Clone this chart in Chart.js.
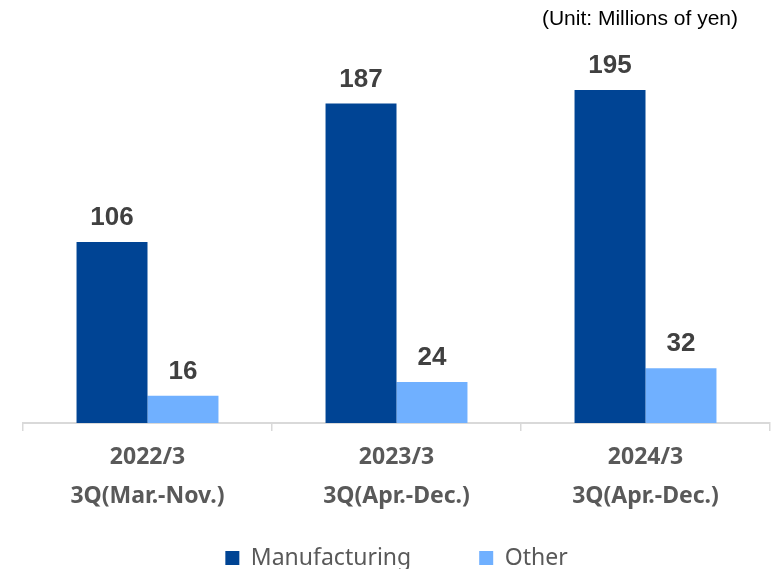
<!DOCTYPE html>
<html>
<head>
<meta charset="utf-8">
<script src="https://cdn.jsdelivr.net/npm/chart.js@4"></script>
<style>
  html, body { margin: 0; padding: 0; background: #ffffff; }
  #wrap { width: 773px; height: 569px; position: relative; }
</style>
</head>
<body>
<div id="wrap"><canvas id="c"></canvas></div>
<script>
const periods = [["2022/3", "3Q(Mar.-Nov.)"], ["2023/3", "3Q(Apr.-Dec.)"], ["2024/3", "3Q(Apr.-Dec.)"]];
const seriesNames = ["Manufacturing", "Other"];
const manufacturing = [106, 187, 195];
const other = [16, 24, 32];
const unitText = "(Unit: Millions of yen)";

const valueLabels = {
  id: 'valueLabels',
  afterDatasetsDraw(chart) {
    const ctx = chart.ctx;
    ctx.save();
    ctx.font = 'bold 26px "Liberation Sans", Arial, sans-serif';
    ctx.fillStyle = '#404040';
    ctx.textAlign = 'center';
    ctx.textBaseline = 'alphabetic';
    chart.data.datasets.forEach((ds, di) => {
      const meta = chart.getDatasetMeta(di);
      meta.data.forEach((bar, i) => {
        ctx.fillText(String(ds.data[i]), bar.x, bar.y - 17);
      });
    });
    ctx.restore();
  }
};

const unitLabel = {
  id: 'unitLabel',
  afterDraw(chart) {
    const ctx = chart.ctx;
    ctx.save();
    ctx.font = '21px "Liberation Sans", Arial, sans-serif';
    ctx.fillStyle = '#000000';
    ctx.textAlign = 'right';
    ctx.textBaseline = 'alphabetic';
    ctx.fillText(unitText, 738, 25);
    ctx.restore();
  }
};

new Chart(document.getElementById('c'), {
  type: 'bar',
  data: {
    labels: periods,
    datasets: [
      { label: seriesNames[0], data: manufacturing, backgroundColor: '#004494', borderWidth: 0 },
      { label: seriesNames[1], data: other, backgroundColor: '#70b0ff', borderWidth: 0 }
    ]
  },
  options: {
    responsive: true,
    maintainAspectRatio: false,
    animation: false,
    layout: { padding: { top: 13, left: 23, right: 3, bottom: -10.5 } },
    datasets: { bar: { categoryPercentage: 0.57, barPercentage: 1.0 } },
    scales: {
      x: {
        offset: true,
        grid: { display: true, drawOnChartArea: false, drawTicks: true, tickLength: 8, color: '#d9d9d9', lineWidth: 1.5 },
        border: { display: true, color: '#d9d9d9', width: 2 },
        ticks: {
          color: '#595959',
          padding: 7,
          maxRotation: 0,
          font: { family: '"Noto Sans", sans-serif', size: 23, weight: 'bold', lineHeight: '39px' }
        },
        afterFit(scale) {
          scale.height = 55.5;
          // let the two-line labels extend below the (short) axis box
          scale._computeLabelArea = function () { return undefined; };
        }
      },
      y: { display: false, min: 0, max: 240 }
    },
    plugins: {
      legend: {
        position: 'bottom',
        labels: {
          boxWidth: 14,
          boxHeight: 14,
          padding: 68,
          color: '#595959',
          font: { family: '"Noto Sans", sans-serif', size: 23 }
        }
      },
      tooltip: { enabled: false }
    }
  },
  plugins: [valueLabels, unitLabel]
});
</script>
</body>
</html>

########################################

- _Task details_
Keep the pictures out of the copy and write out the data exactly as it stands.

- _Written solution_
Clone this chart in Chart.js.
<!DOCTYPE html>
<html>
<head>
<meta charset="utf-8">
<script src="https://cdn.jsdelivr.net/npm/chart.js@4"></script>
<style>
  html, body { margin: 0; padding: 0; background: #ffffff; }
  #wrap { width: 773px; height: 569px; position: relative; }
</style>
</head>
<body>
<div id="wrap"><canvas id="c"></canvas></div>
<script>
const periods = [["2022/3", "3Q(Mar.-Nov.)"], ["2023/3", "3Q(Apr.-Dec.)"], ["2024/3", "3Q(Apr.-Dec.)"]];
const seriesNames = ["Manufacturing", "Other"];
const manufacturing = [106, 187, 195];
const other = [16, 24, 32];
const unitText = "(Unit: Millions of yen)";

const valueLabels = {
  id: 'valueLabels',
  afterDatasetsDraw(chart) {
    const ctx = chart.ctx;
    ctx.save();
    ctx.font = 'bold 26px "Liberation Sans", Arial, sans-serif';
    ctx.fillStyle = '#404040';
    ctx.textAlign = 'center';
    ctx.textBaseline = 'alphabetic';
    chart.data.datasets.forEach((ds, di) => {
      const meta = chart.getDatasetMeta(di);
      meta.data.forEach((bar, i) => {
        ctx.fillText(String(ds.data[i]), bar.x, bar.y - 17);
      });
    });
    ctx.restore();
  }
};

const unitLabel = {
  id: 'unitLabel',
  afterDraw(chart) {
    const ctx = chart.ctx;
    ctx.save();
    ctx.font = '21px "Liberation Sans", Arial, sans-serif';
    ctx.fillStyle = '#000000';
    ctx.textAlign = 'right';
    ctx.textBaseline = 'alphabetic';
    ctx.fillText(unitText, 738, 25);
    ctx.restore();
  }
};

new Chart(document.getElementById('c'), {
  type: 'bar',
  data: {
    labels: periods,
    datasets: [
      { label: seriesNames[0], data: manufacturing, backgroundColor: '#004494', borderWidth: 0 },
      { label: seriesNames[1], data: other, backgroundColor: '#70b0ff', borderWidth: 0 }
    ]
  },
  options: {
    responsive: true,
    maintainAspectRatio: false,
    animation: false,
    layout: { padding: { top: 13, left: 23, right: 3, bottom: -10.5 } },
    datasets: { bar: { categoryPercentage: 0.57, barPercentage: 1.0 } },
    scales: {
      x: {
        offset: true,
        grid: { display: true, drawOnChartArea: false, drawTicks: true, tickLength: 8, color: '#d9d9d9', lineWidth: 1.5 },
        border: { display: true, color: '#d9d9d9', width: 2 },
        ticks: {
          color: '#595959',
          padding: 7,
          maxRotation: 0,
          font: { family: '"Noto Sans", sans-serif', size: 23, weight: 'bold', lineHeight: '39px' }
        },
        afterFit(scale) {
          scale.height = 55.5;
          // let the two-line labels extend below the (short) axis box
          scale._computeLabelArea = function () { return undefined; };
        }
      },
      y: { display: false, min: 0, max: 240 }
    },
    plugins: {
      legend: {
        position: 'bottom',
        labels: {
          boxWidth: 14,
          boxHeight: 14,
          padding: 68,
          color: '#595959',
          font: { family: '"Noto Sans", sans-serif', size: 23 }
        }
      },
      tooltip: { enabled: false }
    }
  },
  plugins: [valueLabels, unitLabel]
});
</script>
</body>
</html>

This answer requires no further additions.